1.  **Base Case**: The recursion continues as long as `low < high`. If `low >= high`, it means the sub-array has one or zero elements.
2.  **Partition**: It calls the `partition()` function, which rearranges the sub-array and returns a **split point index** `pi`.
3.  **Recurse**: It calls itself on the two partitions.
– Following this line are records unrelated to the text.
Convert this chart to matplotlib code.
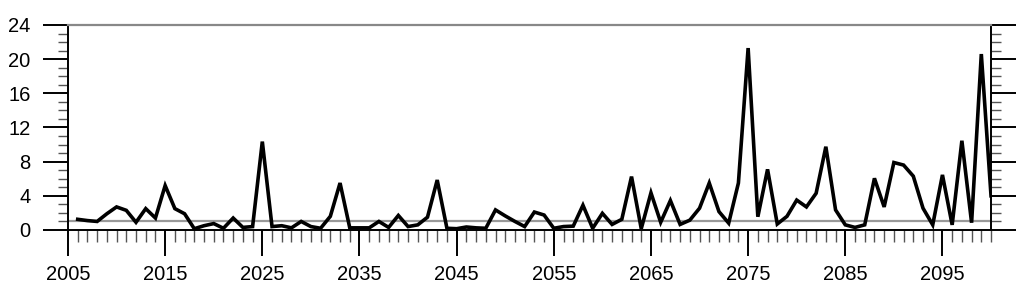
import numpy as np
import matplotlib
matplotlib.use('Agg')
import matplotlib.pyplot as plt
from matplotlib.ticker import MultipleLocator

# years 2006..2100, values
years = list(range(2006, 2101))
values = [
	1.25, 1.1, 1.0, 1.9, 2.7, 2.3, 0.9, 2.5, 1.4, 5.2,      # 2006-2015
	2.5, 1.9, 0.15, 0.5, 0.75, 0.2, 1.4, 0.3, 0.4, 10.35,   # 2016-2025
	0.4, 0.5, 0.25, 1.0, 0.4, 0.2, 1.6, 5.5, 0.25, 0.25,    # 2026-2035
	0.25, 1.0, 0.3, 1.7, 0.4, 0.6, 1.5, 5.85, 0.2, 0.15,    # 2036-2045
	0.35, 0.25, 0.2, 2.35, 1.65, 1.0, 0.4, 2.1, 1.75, 0.2,  # 2046-2055
	0.4, 0.45, 2.9, 0.2, 1.95, 0.65, 1.25, 6.25, 0.15, 4.35,  # 2056-2065
	0.9, 3.45, 0.65, 1.15, 2.55, 5.5, 2.15, 0.8, 5.5, 21.3,   # 2066-2075
	1.55, 7.1, 0.7, 1.6, 3.5, 2.7, 4.3, 9.75, 2.35, 0.6,    # 2076-2085
	0.3, 0.6, 6.05, 2.7, 7.9, 7.6, 6.3, 2.55, 0.6, 6.45,    # 2086-2095
	0.6, 10.45, 0.85, 20.6, 4.0,                            # 2096-2100
]
ref_level = 1.0
xticks = [2005, 2015, 2025, 2035, 2045, 2055, 2065, 2075, 2085, 2095]
yticks = [0, 4, 8, 12, 16, 20, 24]

plt.rcParams['font.family'] = ['Liberation Sans', 'DejaVu Sans']

fig = plt.figure(figsize=(10.24, 2.89), dpi=100)
ax = fig.add_axes([0.0664, 0.2042, 0.9014, 0.7093])

ax.axhline(ref_level, color='#999999', lw=1.6, zorder=1)
ax.plot(years, values, color='black', lw=2.6, solid_joinstyle='miter', zorder=2)

ax.set_xlim(2005, 2100)
ax.set_ylim(0, 24)
ax.set_xticks(xticks)
ax.set_yticks(yticks)
ax.xaxis.set_minor_locator(MultipleLocator(1))
ax.yaxis.set_minor_locator(MultipleLocator(1))

ax.tick_params(axis='x', which='major', direction='out', length=19, width=1.4,
	labelsize=14.5, pad=6, top=False)
ax.tick_params(axis='x', which='minor', direction='out', length=8.5, width=1.0,
	color='#555555', top=False)
ax.tick_params(axis='y', which='major', direction='out', length=18, width=1.4,
	labelsize=14.5, pad=9, right=True)
ax.tick_params(axis='y', which='minor', direction='out', length=7.5, width=1.0,
	color='#555555', right=True)

for side in ['left', 'right', 'bottom']:
	ax.spines[side].set_linewidth(1.4)
ax.spines['top'].set_color('#888888')
ax.spines['top'].set_linewidth(1.6)

fig.savefig('out.png', dpi=100)
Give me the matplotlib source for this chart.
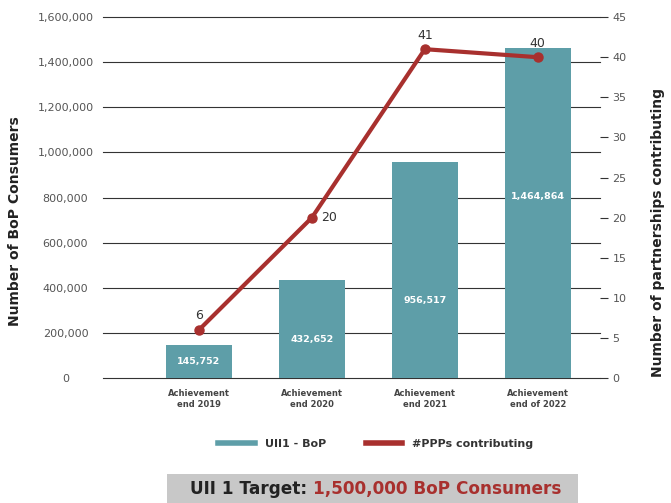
import matplotlib
matplotlib.use("Agg")
import matplotlib.pyplot as plt
import numpy as np
from matplotlib.patches import Rectangle
from matplotlib.lines import Line2D

categories = ["Achievement\nend 2019", "Achievement\nend 2020",
              "Achievement\nend 2021", "Achievement\nend of 2022"]
bop_consumers = [145752, 432652, 956517, 1464864]
ppp_counts = [6, 20, 41, 40]
left_ticks = [0, 200000, 400000, 600000, 800000, 1000000, 1200000, 1400000, 1600000]
right_ticks = [0, 5, 10, 15, 20, 25, 30, 35, 40, 45]

BAR_COLOR = "#5e9ea8"
LINE_COLOR = "#a8302e"
TEXT_GRAY = "#555555"

fig = plt.figure(figsize=(6.71, 5.03), dpi=100)
ax = fig.add_axes([0.1535, 0.2485, 0.7405, 0.7175])
ax2 = ax.twinx()

x = np.arange(len(categories))
ax.bar(x, bop_consumers, width=0.58, color=BAR_COLOR, zorder=2)
ax.set_ylim(0, 1600000)
ax.set_xlim(-0.85, 3.55)
ax.set_yticks(left_ticks)
ax.set_yticklabels([f"{v:,}" for v in left_ticks], fontsize=8, color=TEXT_GRAY)
for lab in ax.get_yticklabels():
    lab.set_horizontalalignment("center")
ax.tick_params(axis="y", length=0, pad=27)
ax.tick_params(axis="x", length=0, pad=8)
ax.set_xticks(x)
ax.set_xticklabels(categories, fontsize=6, fontweight="bold", color="#444444")
for t in left_ticks:
    ax.axhline(t, color="#333333", lw=0.8, zorder=1, clip_on=False)
for s in ax.spines.values():
    s.set_visible(False)
for s in ax2.spines.values():
    s.set_visible(False)

# value labels inside the bars
label_frac = [0.5, 0.39, 0.36, 0.55]
for xi, v, f in zip(x, bop_consumers, label_frac):
    ax.text(xi, v * f, f"{v:,}", ha="center", va="center", color="white",
            fontsize=6.8, fontweight="bold", zorder=3)

ax2.plot(x, ppp_counts, color=LINE_COLOR, lw=3, marker="o", ms=6.5, zorder=4)
ax2.set_ylim(0, 45)
ax2.set_yticks(right_ticks)
ax2.set_yticklabels([str(v) for v in right_ticks], fontsize=8, color=TEXT_GRAY)
ax2.tick_params(axis="y", length=6, width=0.8, color="#333333", pad=3)

offsets = [(0, 10), (12, 0), (0, 10), (0, 10)]
for xi, v, (dx, dy) in zip(x, ppp_counts, offsets):
    ax2.annotate(str(v), (xi, v), xytext=(dx, dy), textcoords="offset points",
                 ha="center", va="center", fontsize=9, color="#333333")

ax.set_zorder(ax2.get_zorder() - 1)
ax.patch.set_visible(False)

fig.text(0.023, 0.56, "Number of BoP Consumers", rotation=90, ha="center",
         va="center", fontsize=10, fontweight="bold", color="#222222")
fig.text(0.981, 0.537, "Number of partnerships contributing", rotation=90,
         ha="center", va="center", fontsize=10, fontweight="bold", color="#222222")

# legend
handles = [Line2D([0], [0], color=BAR_COLOR, lw=4),
           Line2D([0], [0], color=LINE_COLOR, lw=4)]
fig.legend(handles, ["UII1 - BoP", "#PPPs contributing"], loc="center",
           bbox_to_anchor=(0.56, 0.117), ncol=2, frameon=False,
           prop={"size": 8, "weight": "bold"}, handlelength=3.3,
           handletextpad=0.9, columnspacing=3.6, labelcolor="#333333")

# target banner
fig.patches.append(Rectangle((0.249, 0.0), 0.612, 0.058, transform=fig.transFigure,
                             facecolor="#c8c8c8", edgecolor="none", zorder=0))
t1 = fig.text(0.283, 0.027, "UII 1 Target: ", fontsize=12.2, fontweight="bold",
              color="#222222", va="center", ha="left")
fig.canvas.draw()
bb = t1.get_window_extent()
x_next = bb.x1 / fig.bbox.width
fig.text(x_next, 0.027, "1,500,000 BoP Consumers", fontsize=12.2, fontweight="bold",
         color=LINE_COLOR, va="center", ha="left")

fig.savefig("out.png", dpi=100)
Because the Hoare scheme's split point `pi` is not guaranteed to be the pivot's final position, the recursive calls are `quickSort(arr, low, pi)` and `quickSort(arr, pi + 1, high)` to ensure all elements are included in the sorting process.

#### The `partition()` Function (Hoare Scheme)
This function implements the classic **Hoare partition scheme**. It is generally more efficient than Lomuto because it performs fewer swaps on average.
1.  **Pivot Selection**: It selects the **first element** (`arr[low]`) as the pivot.
2.  **Two Pointers**: It uses two pointers, `i` and `j`, which start at opposite ends of the array and move toward each other.
3.  **Rearranging Loop**: The `i` pointer moves right to find the first element greater than or equal to the pivot, while the `j` pointer moves left to find the first element less than or equal to the pivot. If the pointers haven't crossed, the two elements are swapped.
4.  **Return Index**: The loop terminates when the pointers cross. The function returns the final position of the `j` pointer, which serves as the split point for the two partitions. Unlike Lomuto, the pivot is **not** guaranteed to be at this returned index.